Join the club! The algebra I'm trying to do (a bit more complex than yours, since I'm considering a more general situation) is proving very tedious and complex. I can but ask you to continue 'watching this space' whilst I do battle with it!

Kind Regards, John
 
Actually I now think the reason I couldn't prove it is because it doesn't hold. In short the situation is "better" safer than the meter makes out.

This is because when the fault happens, (margianlly) less current flows through the "other loads" (Zo) due to the voltage drop they see due to our fault. Therefore we get more current through our fault.

Since Ze would be small and Zo would be relatively large (i.e. the voltage without fault is 0.9 or whatever of the transformer), we would only have a small effect, but positive nonetheless. So maybe that covers the difference between the minimum 0.94 and the specified 0.95 factor! ;)
 
Actually I now think the reason I couldn't prove it is because it doesn't hold. In short the situation is "better" safer than the meter makes out.
You may be right - I can't tell you yet. I think I may have to give up my attempt to algebraically model as 'general a situation (I have variable loads within the premises and in other premises, am splitting the external fault loop impedance into the 'local service' and 'common' parts etc.) - since, quite frankly, I haven't got big enough sheets of paper to get the algebra tidily on!
This is because when the fault happens, (margianlly) less current flows through the "other loads" (Zo) due to the voltage drop they see due to our fault. Therefore we get more current through our fault.
My (yet to be solved!) model takes that into account, and it's not as 'marginal' an effect as you may think. Looking at one of my simulations (with loads and Ze chosen to give supply voltage of 230V and fault current of exactly 5In for a B32; loads assumed to be passive - i.e. of fixed impedance -and set for this example at 10Ω in target premises and 3.55Ω for the other premises):

Transformer output fixed at 250 V
Without a fault:
Load within premises: 23.00 A
Load in other premises: 65.49 A
Supply voltage at premises: 230.00
During fault:
Load within premises: 18.50 A
Load in other premises: 57.19 A
Supply voltage at premises: 185.00
Fault Current: 160.0 A

Hence during the 160A fault there is a fall of about 13% in load current in other premises, about an 20% fall in load current in the 'target' premises (and the supply voltage at the 'target' premises'). If one looks at a much higher fault current (say 10In), then the effects are even more dramatic.....

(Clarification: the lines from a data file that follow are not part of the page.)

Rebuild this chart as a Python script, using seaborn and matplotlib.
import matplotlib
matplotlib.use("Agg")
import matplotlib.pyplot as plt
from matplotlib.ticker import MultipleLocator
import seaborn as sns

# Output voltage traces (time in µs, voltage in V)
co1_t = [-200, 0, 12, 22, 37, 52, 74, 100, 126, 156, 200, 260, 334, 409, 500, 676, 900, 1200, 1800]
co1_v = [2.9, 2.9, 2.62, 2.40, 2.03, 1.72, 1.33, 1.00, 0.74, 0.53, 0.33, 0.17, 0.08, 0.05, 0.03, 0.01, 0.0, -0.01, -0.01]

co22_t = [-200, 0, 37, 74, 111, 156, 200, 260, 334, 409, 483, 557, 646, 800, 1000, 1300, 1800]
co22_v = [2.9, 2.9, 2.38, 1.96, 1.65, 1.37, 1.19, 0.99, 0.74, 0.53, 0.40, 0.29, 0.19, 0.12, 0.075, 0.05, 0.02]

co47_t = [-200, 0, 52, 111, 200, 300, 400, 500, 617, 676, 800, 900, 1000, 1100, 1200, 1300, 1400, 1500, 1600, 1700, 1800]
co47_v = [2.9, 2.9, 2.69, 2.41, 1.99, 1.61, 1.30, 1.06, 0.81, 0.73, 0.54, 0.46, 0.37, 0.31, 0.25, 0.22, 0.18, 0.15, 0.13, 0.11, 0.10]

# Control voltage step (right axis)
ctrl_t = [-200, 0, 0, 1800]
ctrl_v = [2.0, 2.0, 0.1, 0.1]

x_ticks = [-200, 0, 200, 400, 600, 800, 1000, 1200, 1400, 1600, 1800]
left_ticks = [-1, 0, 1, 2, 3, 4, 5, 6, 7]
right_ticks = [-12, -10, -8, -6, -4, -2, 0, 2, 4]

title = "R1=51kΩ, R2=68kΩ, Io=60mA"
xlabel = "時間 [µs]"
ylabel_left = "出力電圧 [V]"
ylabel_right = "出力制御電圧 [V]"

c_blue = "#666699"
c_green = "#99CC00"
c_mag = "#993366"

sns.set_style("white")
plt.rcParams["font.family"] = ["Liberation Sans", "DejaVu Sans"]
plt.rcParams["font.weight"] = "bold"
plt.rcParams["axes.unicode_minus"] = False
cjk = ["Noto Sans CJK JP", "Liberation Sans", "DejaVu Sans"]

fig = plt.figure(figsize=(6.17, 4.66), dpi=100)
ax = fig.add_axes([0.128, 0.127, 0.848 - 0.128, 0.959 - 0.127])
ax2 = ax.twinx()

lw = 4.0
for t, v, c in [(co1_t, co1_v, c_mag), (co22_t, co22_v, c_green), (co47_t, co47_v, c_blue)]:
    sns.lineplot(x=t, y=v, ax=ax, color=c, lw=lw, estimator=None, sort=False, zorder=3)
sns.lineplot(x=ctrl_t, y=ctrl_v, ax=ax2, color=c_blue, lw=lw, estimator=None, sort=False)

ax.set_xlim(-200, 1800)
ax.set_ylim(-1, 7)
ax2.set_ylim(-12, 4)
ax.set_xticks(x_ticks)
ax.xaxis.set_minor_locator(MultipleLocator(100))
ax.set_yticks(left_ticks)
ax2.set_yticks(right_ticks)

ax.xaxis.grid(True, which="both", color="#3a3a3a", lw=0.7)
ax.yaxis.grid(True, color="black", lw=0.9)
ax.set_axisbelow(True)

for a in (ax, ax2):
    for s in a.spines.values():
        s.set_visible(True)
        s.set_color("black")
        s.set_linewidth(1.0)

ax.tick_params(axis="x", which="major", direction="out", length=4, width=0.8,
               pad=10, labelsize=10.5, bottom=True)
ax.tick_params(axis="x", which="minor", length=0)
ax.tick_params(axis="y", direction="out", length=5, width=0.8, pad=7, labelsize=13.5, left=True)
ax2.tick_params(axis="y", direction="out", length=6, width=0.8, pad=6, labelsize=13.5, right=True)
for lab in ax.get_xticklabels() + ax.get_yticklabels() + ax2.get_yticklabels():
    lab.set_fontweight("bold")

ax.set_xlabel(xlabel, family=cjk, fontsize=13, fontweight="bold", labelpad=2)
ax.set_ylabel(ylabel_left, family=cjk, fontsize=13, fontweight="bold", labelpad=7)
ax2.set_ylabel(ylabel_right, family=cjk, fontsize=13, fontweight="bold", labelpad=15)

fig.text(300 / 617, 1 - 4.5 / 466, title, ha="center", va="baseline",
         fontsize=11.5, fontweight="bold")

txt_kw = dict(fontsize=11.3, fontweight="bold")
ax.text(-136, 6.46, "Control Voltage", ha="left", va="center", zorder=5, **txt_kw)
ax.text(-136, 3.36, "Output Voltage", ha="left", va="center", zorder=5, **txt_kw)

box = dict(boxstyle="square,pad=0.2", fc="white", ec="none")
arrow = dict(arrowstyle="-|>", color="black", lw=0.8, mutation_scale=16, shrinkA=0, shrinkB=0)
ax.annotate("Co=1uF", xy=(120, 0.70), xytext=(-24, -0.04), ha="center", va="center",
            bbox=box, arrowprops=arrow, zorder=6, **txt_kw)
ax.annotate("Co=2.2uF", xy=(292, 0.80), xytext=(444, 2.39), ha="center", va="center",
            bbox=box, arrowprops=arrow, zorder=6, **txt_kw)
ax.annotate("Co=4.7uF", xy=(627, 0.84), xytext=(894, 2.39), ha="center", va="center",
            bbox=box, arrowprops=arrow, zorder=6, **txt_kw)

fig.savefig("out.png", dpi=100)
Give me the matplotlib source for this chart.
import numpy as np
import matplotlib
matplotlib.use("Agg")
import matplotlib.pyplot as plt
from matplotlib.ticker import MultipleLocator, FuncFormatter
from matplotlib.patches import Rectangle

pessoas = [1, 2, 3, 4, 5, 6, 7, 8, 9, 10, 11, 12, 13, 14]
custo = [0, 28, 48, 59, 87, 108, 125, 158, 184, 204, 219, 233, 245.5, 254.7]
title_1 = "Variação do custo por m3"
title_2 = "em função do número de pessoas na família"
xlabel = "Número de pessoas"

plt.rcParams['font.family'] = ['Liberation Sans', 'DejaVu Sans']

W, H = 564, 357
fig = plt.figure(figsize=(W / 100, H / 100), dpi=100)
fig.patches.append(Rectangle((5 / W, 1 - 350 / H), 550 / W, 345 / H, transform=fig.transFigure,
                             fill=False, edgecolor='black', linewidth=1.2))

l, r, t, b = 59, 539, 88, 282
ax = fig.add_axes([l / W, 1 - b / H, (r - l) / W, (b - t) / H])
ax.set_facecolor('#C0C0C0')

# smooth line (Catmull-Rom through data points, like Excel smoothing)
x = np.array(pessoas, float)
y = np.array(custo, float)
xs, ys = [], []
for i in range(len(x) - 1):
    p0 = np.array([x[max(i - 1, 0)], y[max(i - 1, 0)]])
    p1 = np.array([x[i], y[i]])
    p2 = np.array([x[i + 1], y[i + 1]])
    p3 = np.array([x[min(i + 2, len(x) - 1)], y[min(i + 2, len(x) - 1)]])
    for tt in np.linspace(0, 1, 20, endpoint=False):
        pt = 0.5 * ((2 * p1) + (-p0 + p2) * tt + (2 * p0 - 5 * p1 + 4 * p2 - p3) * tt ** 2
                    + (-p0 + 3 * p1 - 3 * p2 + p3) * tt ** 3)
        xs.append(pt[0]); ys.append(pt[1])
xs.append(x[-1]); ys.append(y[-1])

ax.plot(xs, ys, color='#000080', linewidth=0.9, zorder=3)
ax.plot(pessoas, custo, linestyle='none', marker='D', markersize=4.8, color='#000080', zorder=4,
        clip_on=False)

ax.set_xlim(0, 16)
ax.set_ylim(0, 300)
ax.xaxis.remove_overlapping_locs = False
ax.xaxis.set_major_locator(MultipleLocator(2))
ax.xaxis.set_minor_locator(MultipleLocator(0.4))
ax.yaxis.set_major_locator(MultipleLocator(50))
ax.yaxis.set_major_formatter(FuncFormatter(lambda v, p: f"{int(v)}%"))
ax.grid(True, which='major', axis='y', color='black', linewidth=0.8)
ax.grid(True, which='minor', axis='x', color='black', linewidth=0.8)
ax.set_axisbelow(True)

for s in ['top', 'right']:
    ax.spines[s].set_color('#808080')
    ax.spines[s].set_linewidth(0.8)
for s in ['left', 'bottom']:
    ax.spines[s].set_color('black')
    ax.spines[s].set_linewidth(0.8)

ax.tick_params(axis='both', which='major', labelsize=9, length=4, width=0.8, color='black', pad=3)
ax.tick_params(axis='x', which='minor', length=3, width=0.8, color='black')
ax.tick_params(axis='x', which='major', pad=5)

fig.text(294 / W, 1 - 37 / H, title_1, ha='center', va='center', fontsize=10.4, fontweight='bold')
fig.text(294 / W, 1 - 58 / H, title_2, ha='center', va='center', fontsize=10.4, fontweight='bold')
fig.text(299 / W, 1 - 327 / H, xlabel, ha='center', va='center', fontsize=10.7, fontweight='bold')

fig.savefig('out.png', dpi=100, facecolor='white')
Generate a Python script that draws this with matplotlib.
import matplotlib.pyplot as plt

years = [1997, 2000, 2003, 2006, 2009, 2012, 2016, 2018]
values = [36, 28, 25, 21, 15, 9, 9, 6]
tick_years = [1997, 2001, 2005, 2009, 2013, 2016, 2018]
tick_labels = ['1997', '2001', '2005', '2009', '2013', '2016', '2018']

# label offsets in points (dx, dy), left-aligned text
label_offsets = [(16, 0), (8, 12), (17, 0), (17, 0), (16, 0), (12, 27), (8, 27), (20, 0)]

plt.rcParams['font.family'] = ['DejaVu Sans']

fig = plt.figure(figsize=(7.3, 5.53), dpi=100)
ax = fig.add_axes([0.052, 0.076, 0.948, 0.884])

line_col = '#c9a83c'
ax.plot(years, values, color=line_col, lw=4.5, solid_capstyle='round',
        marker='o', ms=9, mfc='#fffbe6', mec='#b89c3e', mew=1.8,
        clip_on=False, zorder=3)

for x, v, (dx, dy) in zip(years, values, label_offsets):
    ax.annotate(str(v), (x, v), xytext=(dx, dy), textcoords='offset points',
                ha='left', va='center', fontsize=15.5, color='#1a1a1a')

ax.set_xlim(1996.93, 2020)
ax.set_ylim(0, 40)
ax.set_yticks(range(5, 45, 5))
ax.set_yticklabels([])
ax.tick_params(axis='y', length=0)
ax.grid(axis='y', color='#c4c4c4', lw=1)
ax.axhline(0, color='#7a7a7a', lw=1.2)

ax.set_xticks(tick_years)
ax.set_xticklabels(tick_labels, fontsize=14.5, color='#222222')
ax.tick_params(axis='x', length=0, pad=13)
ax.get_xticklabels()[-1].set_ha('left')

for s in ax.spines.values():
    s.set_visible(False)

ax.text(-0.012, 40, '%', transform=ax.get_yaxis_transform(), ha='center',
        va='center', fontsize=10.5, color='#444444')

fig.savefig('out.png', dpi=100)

Transformer output fixed at 250 V
Without a fault:
Load within premises: 23.00 A
Load in other premises: 65.49 A
Supply voltage at premises: 230.00 V
During fault:
Load within premises: 14.00 A
Load in other premises: 48.89 A
Supply voltage at premises: 140.00 V
Fault Current: 320.0 A

In this case, during the 320A fault the load current in other premises falls by about 24%, and the load current in the target premises (and 'supply voltage' there) falls by about 39%.

Kind Regards, John
 
I'm looking forward to the result! But perhaps stick to modelling two situations rather then everything!
 
I'm looking forward to the result! But perhaps stick to modelling two situations rather then everything!
The way things are going, I might well be forced to. The problem is that it some of the 'everything' (and I don't necessarily what!) may well affect the results. To take the most obvious, trivial, case, if I eliminate the loads in all premises, then the two expressions (no-fault supply voltage/Zs and during-fault supply voltage/(R1+R2) obviously do give the same result - but that's little more than Ohm's Law. I press on!

Kind Regards, John
 
Discussion in another thread has made me think of something that has never occurred to me before.
I'm glad it's not just me then, more or less the same thing had been niggling me for some time - I'd just been a bit too timid (and lately, too busy) to stick my head above the parapet with it :unsure:

I was thinking about it from a different (pratical) direction, namely : when specifying the maximum value of R1+R2 to compare your actual readings with, do you take into account Zs, Ze, PFC etc; or do you just use fixed values for the type of fuse/breaker on the basis that Zs & Ze are << R1+R2 ? I can see that in some cases you need to take into account the supply where Zs&Ze are not so small (as in the boat shore supply example), but mostly I can't say I've seen examples of sparks doing this calculation.
 
I'm glad it's not just me then, more or less the same thing had been niggling me for some time - I'd just been a bit too timid (and lately, too busy) to stick my head above the parapet with it :unsure:
Thanks. It's reassuring to know that I am not alone!
I was thinking about it from a different (pratical) direction, namely : when specifying the maximum value of R1+R2 to compare your actual readings with, do you take into account Zs, Ze, PFC etc; or do you just use fixed values for the type of fuse/breaker on the basis that Zs & Ze are << R1+R2 ?
The short answer is 'Yes' (i.e. all those things are, implicitly or explicitly, 'taken into account').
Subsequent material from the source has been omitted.